-- start --

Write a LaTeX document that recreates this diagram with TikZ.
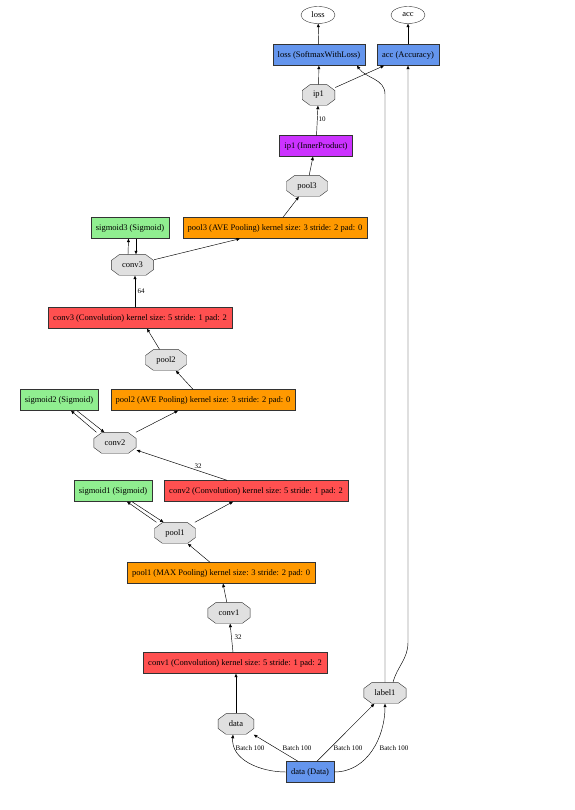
\documentclass[tikz,border=0pt]{standalone}
\usepackage{fontspec}
\setmainfont{Liberation Serif}
\usetikzlibrary{shapes.geometric,arrows.meta}
\definecolor{convred}{HTML}{FF5050}
\definecolor{poolorange}{HTML}{FF9900}
\definecolor{sigmoidgreen}{HTML}{90EE90}
\definecolor{ipviolet}{HTML}{CC33FF}
\definecolor{datablue}{HTML}{6495ED}
\definecolor{blobgray}{HTML}{E0E0E0}
\begin{document}
\begin{tikzpicture}[x=1pt,y=1pt]
\tikzstyle{every node}+=[font=\fontsize{8.5}{10}\selectfont]
\tikzstyle{layer}=[draw=black!80, line width=0.4pt, rectangle, inner xsep=5pt, minimum height=21pt]
\tikzstyle{blob}=[rectangle, inner xsep=11pt, inner ysep=0pt, minimum width=33pt, minimum height=21pt,
  path picture={\draw[fill=blobgray, draw=black!80, line width=0.4pt]
    ([shift={(8pt,-.2pt)}]path picture bounding box.north west) -- ([shift={(-8pt,-.2pt)}]path picture bounding box.north east)
    -- ([shift={(-.2pt,-6pt)}]path picture bounding box.north east) -- ([shift={(-.2pt,6pt)}]path picture bounding box.south east)
    -- ([shift={(-8pt,.2pt)}]path picture bounding box.south east) -- ([shift={(8pt,.2pt)}]path picture bounding box.south west)
    -- ([shift={(.2pt,6pt)}]path picture bounding box.south west) -- ([shift={(.2pt,-6pt)}]path picture bounding box.north west)
    -- cycle;}]
\tikzstyle{topblob}=[draw=black!80, line width=0.4pt, ellipse, inner sep=0pt, minimum width=34pt, minimum height=17pt]
\tikzstyle{edge}=[line width=0.45pt, -{Triangle[length=3.5pt,width=3pt]}]
\tikzstyle{lbl}=[font=\fontsize{7}{8}\selectfont, inner sep=0pt]
\useasboundingbox (0,0) rectangle (574,810);

\node[topblob] (lossE) at (318,795) {loss};
\node[topblob] (accE) at (408,795) {acc};
\node[layer, fill=datablue] (Lloss) at (319,755) {loss (SoftmaxWithLoss)};
\node[layer, fill=datablue] (Lacc) at (408,755) {acc (Accuracy)};
\node[blob] (ip1) at (318.5,715) {ip1};
\node[layer, fill=ipviolet] (Lip1) at (316,664) {ip1 (InnerProduct)};
\node[blob] (pool3) at (307,624) {pool3};
\node[layer, fill=poolorange] (Lpool3) at (275,582) {pool3 (AVE Pooling) kernel size: 3 stride: 2 pad: 0};
\node[layer, fill=sigmoidgreen] (Lsig3) at (130,582) {sigmoid3 (Sigmoid)};
\node[blob] (conv3) at (132.5,545) {conv3};
\node[layer, fill=convred] (Lconv3) at (140,492) {conv3 (Convolution) kernel size: 5 stride: 1 pad: 2};
\node[blob] (pool2) at (166,450) {pool2};
\node[layer, fill=poolorange] (Lpool2) at (203,410) {pool2 (AVE Pooling) kernel size: 3 stride: 2 pad: 0};
\node[layer, fill=sigmoidgreen] (Lsig2) at (59,410) {sigmoid2 (Sigmoid)};
\node[blob] (conv2) at (115,367) {conv2};
\node[layer, fill=convred] (Lconv2) at (256,319) {conv2 (Convolution) kernel size: 5 stride: 1 pad: 2};
\node[layer, fill=sigmoidgreen] (Lsig1) at (113,319) {sigmoid1 (Sigmoid)};
\node[blob] (pool1) at (175,277) {pool1};
\node[layer, fill=poolorange] (Lpool1) at (221,237) {pool1 (MAX Pooling) kernel size: 3 stride: 2 pad: 0};
\node[blob] (conv1) at (229,197) {conv1};
\node[layer, fill=convred] (Lconv1) at (235,147) {conv1 (Convolution) kernel size: 5 stride: 1 pad: 2};
\node[blob] (data) at (236,86) {data};
\node[blob] (label1) at (385,117) {label1};
\node[layer, fill=datablue] (Ldata) at (310,38) {data (Data)};

\draw[edge] (Ldata.west) to[out=180,in=-95] ([xshift=-3]data.south);
\draw[edge] ([xshift=-12]Ldata.north) -- (data);
\draw[edge] ([xshift=7]Ldata.north) -- (label1);
\draw[edge] (Ldata.east) to[out=0,in=-90] (label1.south);
\node[lbl] (b1) at (250,62) {Batch 100};
\node[lbl] (b2) at (297,62) {Batch 100};
\node[lbl] (b3) at (348,62) {Batch 100};
\node[lbl] (b4) at (394,62) {Batch 100};

\draw[edge] (data) -- (data |- Lconv1.south);
\draw[edge] ([xshift=-2]Lconv1.north) -- (conv1);
\node[lbl] (w1) at (238,173) {32};
\draw[edge] (conv1) -- ([xshift=2]Lpool1.south);
\draw[edge] ([xshift=-11]Lpool1.north) -- (pool1);
\draw[edge] (pool1.150) -- ([xshift=14]Lsig1.south);
\draw[edge] ([xshift=19]Lsig1.south) -- (pool1.137);
\draw[edge] (pool1) -- ([xshift=-23]Lconv2.south);
\draw[edge] ([xshift=-29]Lconv2.north) -- (conv2);
\node[lbl] (w2) at (198,344) {32};
\draw[edge] (conv2.150) -- ([xshift=12]Lsig2.south);
\draw[edge] ([xshift=18]Lsig2.south) -- (conv2.135);
\draw[edge] (conv2) -- ([xshift=-25]Lpool2.south);
\draw[edge] ([xshift=-10]Lpool2.north) -- (pool2);
\draw[edge] (pool2) -- ([xshift=7]Lconv3.south);
\draw[edge] ([xshift=-5]Lconv3.north) -- ([xshift=2.5]conv3.south);
\node[lbl] (w3) at (141,519) {64};
\draw[edge] ([xshift=-4.5]conv3.north) -- ([xshift=-1.5]Lsig3.south);
\draw[edge] ([xshift=6]Lsig3.south) -- ([xshift=3.5]conv3.north);
\draw[edge] (conv3) -- ([xshift=-35]Lpool3.south);
\draw[edge] ([xshift=8]Lpool3.north) -- (pool3);
\draw[edge] (pool3) -- ([xshift=-3]Lip1.south);
\draw[edge] (Lip1) -- (ip1);
\node[lbl] (w4) at (322,691) {10};
\draw[edge] (ip1) -- (Lloss);
\draw[edge] (ip1) -- ([xshift=-24]Lacc.south);
\draw[edge] (label1.north) -- ++(0,588) to[out=90,in=-55] ([xshift=38]Lloss.south);
\draw[edge] ([xshift=8]label1.north) to[out=75,in=-90] ++(15,40) -- (Lacc.south);
\draw[edge] (Lloss) -- (lossE);
\draw[edge] (Lacc) -- (accE);
\end{tikzpicture}
\end{document}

-- end --

STATED EXERCISE
Your task is to repeat the material above exactly, without its pictures.

RIGHT ANSWER
Write a LaTeX document that recreates this diagram with TikZ.
\documentclass[tikz,border=0pt]{standalone}
\usepackage{fontspec}
\setmainfont{Liberation Serif}
\usetikzlibrary{shapes.geometric,arrows.meta}
\definecolor{convred}{HTML}{FF5050}
\definecolor{poolorange}{HTML}{FF9900}
\definecolor{sigmoidgreen}{HTML}{90EE90}
\definecolor{ipviolet}{HTML}{CC33FF}
\definecolor{datablue}{HTML}{6495ED}
\definecolor{blobgray}{HTML}{E0E0E0}
\begin{document}
\begin{tikzpicture}[x=1pt,y=1pt]
\tikzstyle{every node}+=[font=\fontsize{8.5}{10}\selectfont]
\tikzstyle{layer}=[draw=black!80, line width=0.4pt, rectangle, inner xsep=5pt, minimum height=21pt]
\tikzstyle{blob}=[rectangle, inner xsep=11pt, inner ysep=0pt, minimum width=33pt, minimum height=21pt,
  path picture={\draw[fill=blobgray, draw=black!80, line width=0.4pt]
    ([shift={(8pt,-.2pt)}]path picture bounding box.north west) -- ([shift={(-8pt,-.2pt)}]path picture bounding box.north east)
    -- ([shift={(-.2pt,-6pt)}]path picture bounding box.north east) -- ([shift={(-.2pt,6pt)}]path picture bounding box.south east)
    -- ([shift={(-8pt,.2pt)}]path picture bounding box.south east) -- ([shift={(8pt,.2pt)}]path picture bounding box.south west)
    -- ([shift={(.2pt,6pt)}]path picture bounding box.south west) -- ([shift={(.2pt,-6pt)}]path picture bounding box.north west)
    -- cycle;}]
\tikzstyle{topblob}=[draw=black!80, line width=0.4pt, ellipse, inner sep=0pt, minimum width=34pt, minimum height=17pt]
\tikzstyle{edge}=[line width=0.45pt, -{Triangle[length=3.5pt,width=3pt]}]
\tikzstyle{lbl}=[font=\fontsize{7}{8}\selectfont, inner sep=0pt]
\useasboundingbox (0,0) rectangle (574,810);

\node[topblob] (lossE) at (318,795) {loss};
\node[topblob] (accE) at (408,795) {acc};
\node[layer, fill=datablue] (Lloss) at (319,755) {loss (SoftmaxWithLoss)};
\node[layer, fill=datablue] (Lacc) at (408,755) {acc (Accuracy)};
\node[blob] (ip1) at (318.5,715) {ip1};
\node[layer, fill=ipviolet] (Lip1) at (316,664) {ip1 (InnerProduct)};
\node[blob] (pool3) at (307,624) {pool3};
\node[layer, fill=poolorange] (Lpool3) at (275,582) {pool3 (AVE Pooling) kernel size: 3 stride: 2 pad: 0};
\node[layer, fill=sigmoidgreen] (Lsig3) at (130,582) {sigmoid3 (Sigmoid)};
\node[blob] (conv3) at (132.5,545) {conv3};
\node[layer, fill=convred] (Lconv3) at (140,492) {conv3 (Convolution) kernel size: 5 stride: 1 pad: 2};
\node[blob] (pool2) at (166,450) {pool2};
\node[layer, fill=poolorange] (Lpool2) at (203,410) {pool2 (AVE Pooling) kernel size: 3 stride: 2 pad: 0};
\node[layer, fill=sigmoidgreen] (Lsig2) at (59,410) {sigmoid2 (Sigmoid)};
\node[blob] (conv2) at (115,367) {conv2};
\node[layer, fill=convred] (Lconv2) at (256,319) {conv2 (Convolution) kernel size: 5 stride: 1 pad: 2};
\node[layer, fill=sigmoidgreen] (Lsig1) at (113,319) {sigmoid1 (Sigmoid)};
\node[blob] (pool1) at (175,277) {pool1};
\node[layer, fill=poolorange] (Lpool1) at (221,237) {pool1 (MAX Pooling) kernel size: 3 stride: 2 pad: 0};
\node[blob] (conv1) at (229,197) {conv1};
\node[layer, fill=convred] (Lconv1) at (235,147) {conv1 (Convolution) kernel size: 5 stride: 1 pad: 2};
\node[blob] (data) at (236,86) {data};
\node[blob] (label1) at (385,117) {label1};
\node[layer, fill=datablue] (Ldata) at (310,38) {data (Data)};

\draw[edge] (Ldata.west) to[out=180,in=-95] ([xshift=-3]data.south);
\draw[edge] ([xshift=-12]Ldata.north) -- (data);
\draw[edge] ([xshift=7]Ldata.north) -- (label1);
\draw[edge] (Ldata.east) to[out=0,in=-90] (label1.south);
\node[lbl] (b1) at (250,62) {Batch 100};
\node[lbl] (b2) at (297,62) {Batch 100};
\node[lbl] (b3) at (348,62) {Batch 100};
\node[lbl] (b4) at (394,62) {Batch 100};

\draw[edge] (data) -- (data |- Lconv1.south);
\draw[edge] ([xshift=-2]Lconv1.north) -- (conv1);
\node[lbl] (w1) at (238,173) {32};
\draw[edge] (conv1) -- ([xshift=2]Lpool1.south);
\draw[edge] ([xshift=-11]Lpool1.north) -- (pool1);
\draw[edge] (pool1.150) -- ([xshift=14]Lsig1.south);
\draw[edge] ([xshift=19]Lsig1.south) -- (pool1.137);
\draw[edge] (pool1) -- ([xshift=-23]Lconv2.south);
\draw[edge] ([xshift=-29]Lconv2.north) -- (conv2);
\node[lbl] (w2) at (198,344) {32};
\draw[edge] (conv2.150) -- ([xshift=12]Lsig2.south);
\draw[edge] ([xshift=18]Lsig2.south) -- (conv2.135);
\draw[edge] (conv2) -- ([xshift=-25]Lpool2.south);
\draw[edge] ([xshift=-10]Lpool2.north) -- (pool2);
\draw[edge] (pool2) -- ([xshift=7]Lconv3.south);
\draw[edge] ([xshift=-5]Lconv3.north) -- ([xshift=2.5]conv3.south);
\node[lbl] (w3) at (141,519) {64};
\draw[edge] ([xshift=-4.5]conv3.north) -- ([xshift=-1.5]Lsig3.south);
\draw[edge] ([xshift=6]Lsig3.south) -- ([xshift=3.5]conv3.north);
\draw[edge] (conv3) -- ([xshift=-35]Lpool3.south);
\draw[edge] ([xshift=8]Lpool3.north) -- (pool3);
\draw[edge] (pool3) -- ([xshift=-3]Lip1.south);
\draw[edge] (Lip1) -- (ip1);
\node[lbl] (w4) at (322,691) {10};
\draw[edge] (ip1) -- (Lloss);
\draw[edge] (ip1) -- ([xshift=-24]Lacc.south);
\draw[edge] (label1.north) -- ++(0,588) to[out=90,in=-55] ([xshift=38]Lloss.south);
\draw[edge] ([xshift=8]label1.north) to[out=75,in=-90] ++(15,40) -- (Lacc.south);
\draw[edge] (Lloss) -- (lossE);
\draw[edge] (Lacc) -- (accE);
\end{tikzpicture}
\end{document}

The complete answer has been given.